The only thing I had left from my misguided venture back into the world of film photography was a pretty decent 50mm, F1.7 lens so with than in mind I started looking into purchasing a used Pentax K-1000 to go with the lens. For those of you who are not familiar with the K-1000, it is the Sherman tank of 35mm manual SLR’s that Pentax had manufactured in one form or another for decades. My wife had one before Hurricane Katrina took it along with everything else and it was simply the most solidly built piece of photographic equipment I had ever run across. Surely I thought if one of the millions of these in good shape could be had it for a reasonable price it would be an investment that would last for years.

A funny thing happened on the way to finding my Pentax K-1000. While looking online at “KEH” a used camera outlet that claims to have the largest selection of used film cameras I ran across a used Promaster 2000PK body. It was supposed to be in excellent condition and came with a 60 day warranty; all for only $29 plus shipping. I already had a lens and I considered that I sometimes spend more than $29 for a good lunch so how could I lose on that deal.

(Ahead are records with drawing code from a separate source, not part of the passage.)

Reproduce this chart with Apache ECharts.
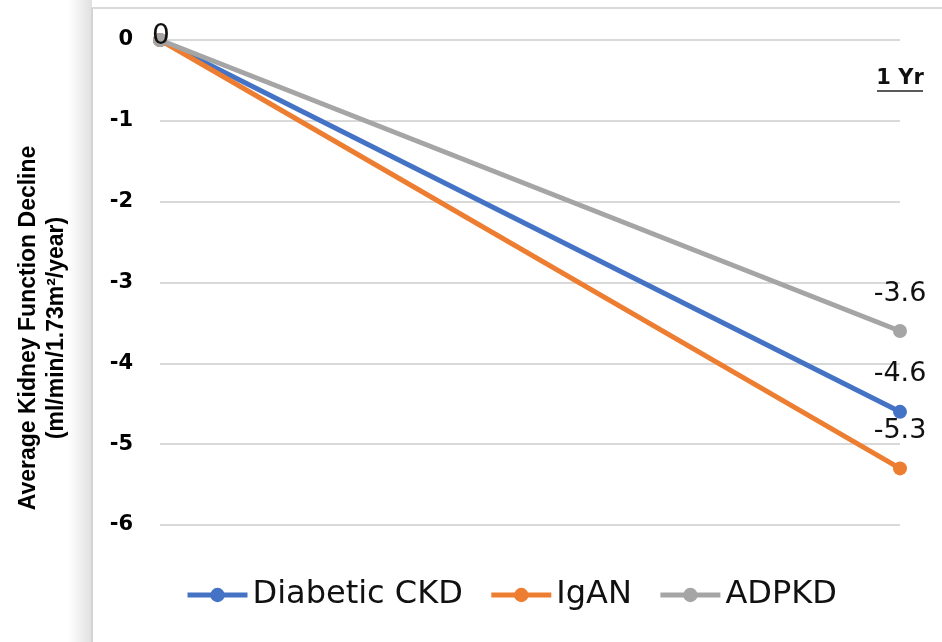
<!DOCTYPE html>
<html>
<head>
<meta charset="utf-8">
<script src="https://cdn.jsdelivr.net/npm/echarts@6/dist/echarts.min.js"></script>
<style>html,body{margin:0;padding:0;background:#fff;}#c{width:942px;height:642px;}</style>
</head>
<body>
<div id="c"></div>
<script>
const categories = ['0', '1 Yr'];
const seriesNames = ['Diabetic CKD', 'IgAN', 'ADPKD'];
const diabeticCKD = [0, -4.6];
const igan = [0, -5.3];
const adpkd = [0, -3.6];
const yMin = -6, yMax = 0, yStep = 1;
const yTitle = ['Average Kidney Function Decline', '(ml/min/1.73m\u00b2/year)'];

const colors = ['#4472C4', '#ED7D31', '#A5A5A5'];
const allData = [diabeticCKD, igan, adpkd];

const chart = echarts.init(document.getElementById('c'), null, {renderer: 'canvas'});

function buildData(arr, idx) {
  return arr.map((v, i) => {
    if (i === arr.length - 1) {
      return {value: v, label: {show: true, position: 'top', distance: 17}};
    }
    if (i === 0 && idx === 2) {
      return {value: v, label: {show: true, position: 'inside', offset: [1, -3], fontSize: 28}};
    }
    return {value: v};
  });
}

const series = allData.map((arr, idx) => ({
  name: seriesNames[idx],
  type: 'line',
  data: buildData(arr, idx),
  color: colors[idx],
  lineStyle: {width: 5, color: colors[idx]},
  itemStyle: {color: colors[idx]},
  symbol: 'circle',
  symbolSize: 14,
  label: {
    show: false,
    formatter: p => String(p.value),
    fontFamily: 'DejaVu Sans',
    fontSize: 27,
    color: '#111'
  },
  animation: false
}));

chart.setOption({
  animation: false,
  backgroundColor: '#fff',
  grid: {left: 160, right: 42, top: 40, bottom: 117, containLabel: false},
  legend: {
    left: 180,
    top: 574,
    itemWidth: 60,
    itemHeight: 18,
    itemGap: 26,
    lineStyle: {width: 5},
    textStyle: {fontFamily: 'DejaVu Sans', fontSize: 32, color: '#111'},
    data: seriesNames
  },
  xAxis: {
    type: 'category',
    data: categories,
    boundaryGap: false,
    position: 'top',
    axisLine: {show: false},
    axisTick: {show: false},
    splitLine: {show: false},
    axisLabel: {
      inside: true,
      margin: 28,
      formatter: (v, i) => i === 0 ? '' : v,
      fontFamily: 'DejaVu Sans',
      fontWeight: 'bold',
      fontSize: 21,
      color: '#111'
    }
  },
  yAxis: {
    type: 'value',
    min: yMin,
    max: yMax,
    interval: yStep,
    axisLine: {show: false},
    axisTick: {show: false},
    splitLine: {lineStyle: {color: '#d9d9d9', width: 2}},
    axisLabel: {
      margin: 27,
      fontFamily: 'DejaVu Sans',
      fontWeight: 'bold',
      fontSize: 21,
      color: '#000'
    }
  },
  series: series
});

// panel frame, axis title and underline
const xEnd = chart.convertToPixel({xAxisIndex: 0}, categories[categories.length - 1]);
chart.setOption({
  graphic: [
    {type: 'rect', silent: true, z: -10, shape: {x: 68, y: 0, width: 24, height: 642},
      style: {fill: new echarts.graphic.LinearGradient(0, 0, 1, 0, [
        {offset: 0, color: '#ffffff'}, {offset: 1, color: '#e0e0e0'}])}},
    {type: 'rect', silent: true, z: -9, shape: {x: 92, y: 8, width: 850, height: 634},
      style: {fill: '#ffffff'}},
    {type: 'line', silent: true, z: -8, shape: {x1: 92, y1: 8, x2: 942, y2: 8},
      style: {stroke: '#d9d9d9', lineWidth: 2}},
    {type: 'line', silent: true, z: -8, shape: {x1: 92, y1: 8, x2: 92, y2: 642},
      style: {stroke: '#d4d4d4', lineWidth: 2}},
    {type: 'line', silent: true, z: 10, shape: {x1: xEnd - 23, y1: 91, x2: xEnd + 23, y2: 91},
      style: {stroke: '#222', lineWidth: 1.5}},
    {type: 'text', silent: true, z: 10, x: 43, y: 328, rotation: Math.PI / 2,
      style: {text: yTitle.join('\n'), fontFamily: 'Liberation Sans', fontWeight: 'bold',
        fontSize: 23, lineHeight: 28, fill: '#000', align: 'center', verticalAlign: 'middle'}}
  ]
});
</script>
</body>
</html>
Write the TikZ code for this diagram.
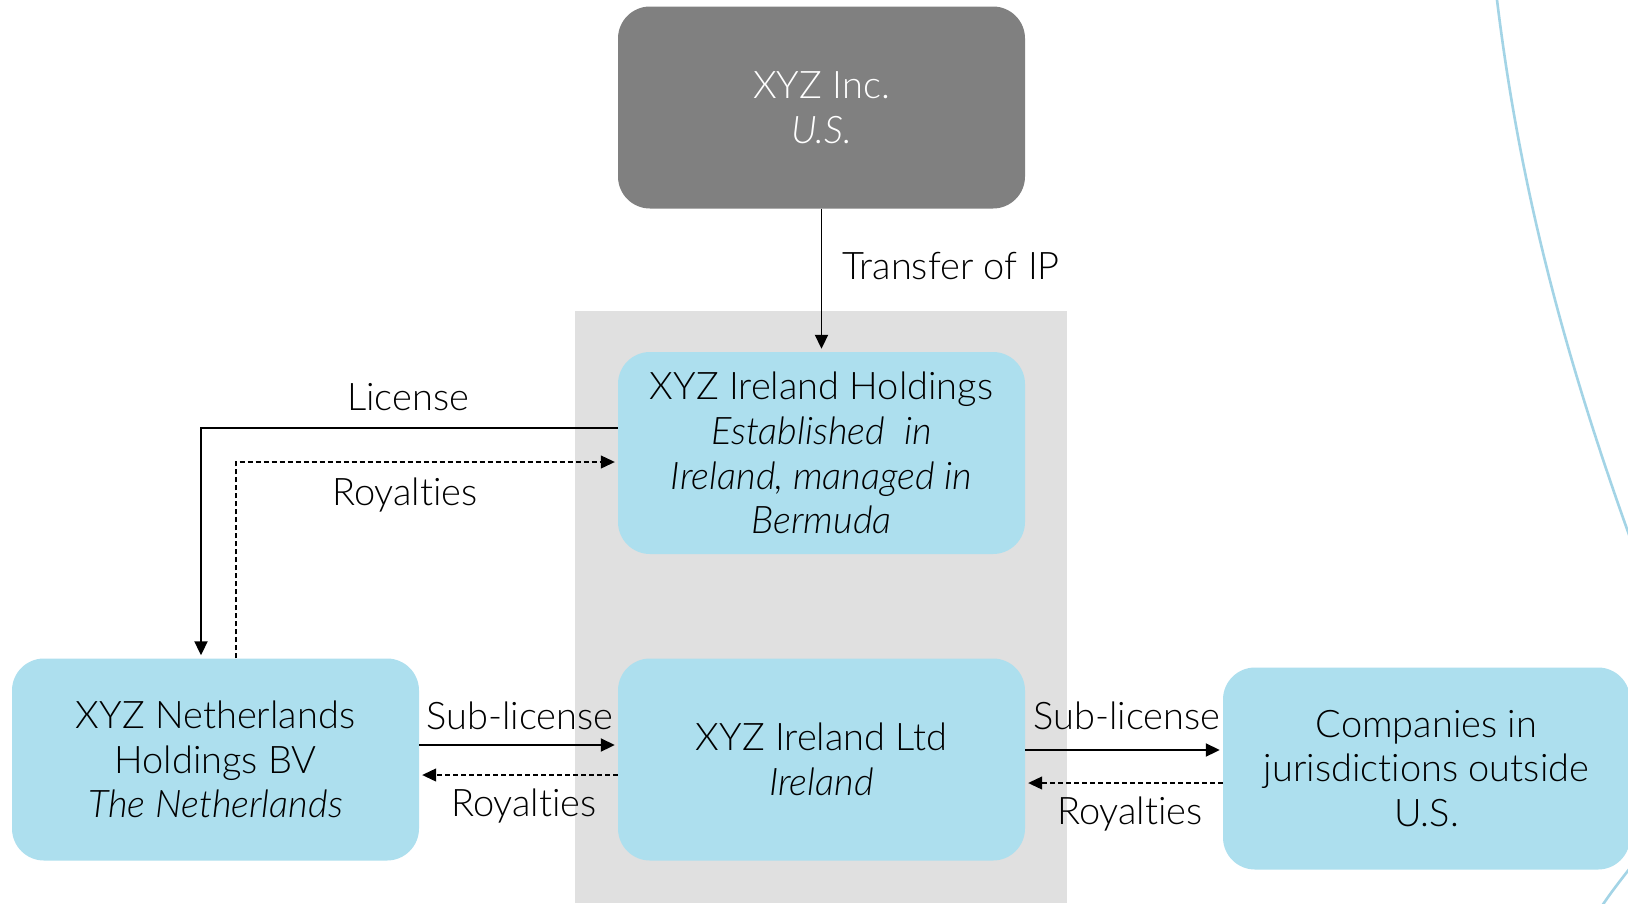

About a week later, with my new used camera in hand I was pleasantly surprised to discover that the older Promaster 2000 seemed to actually be put together much better than the newer model 2500PK I had originally bought. It did not have the PC socket for the flash (although it did have a hot shoe) or the multiple exposure button the later version had but I figured I could live without those in exchange for a camera that might last long enough to shoot more than one or two rolls of film.

I shot a test roll and had it processed to determine two things before I went any further or invested any more time or money into film photography. First, did my $29 used camera function as it should, and second, were my aging eyes still good enough to focus the fully manual camera properly, after all, for the past couple years I had used nothing but an auto-focus digital camera. My confidence in myself was almost as shaky as my confidence in my $29 camera. Both of us came through with flying colors however.

With my initial tests finished I started shooting film again and looking for the next addition to my camera bag.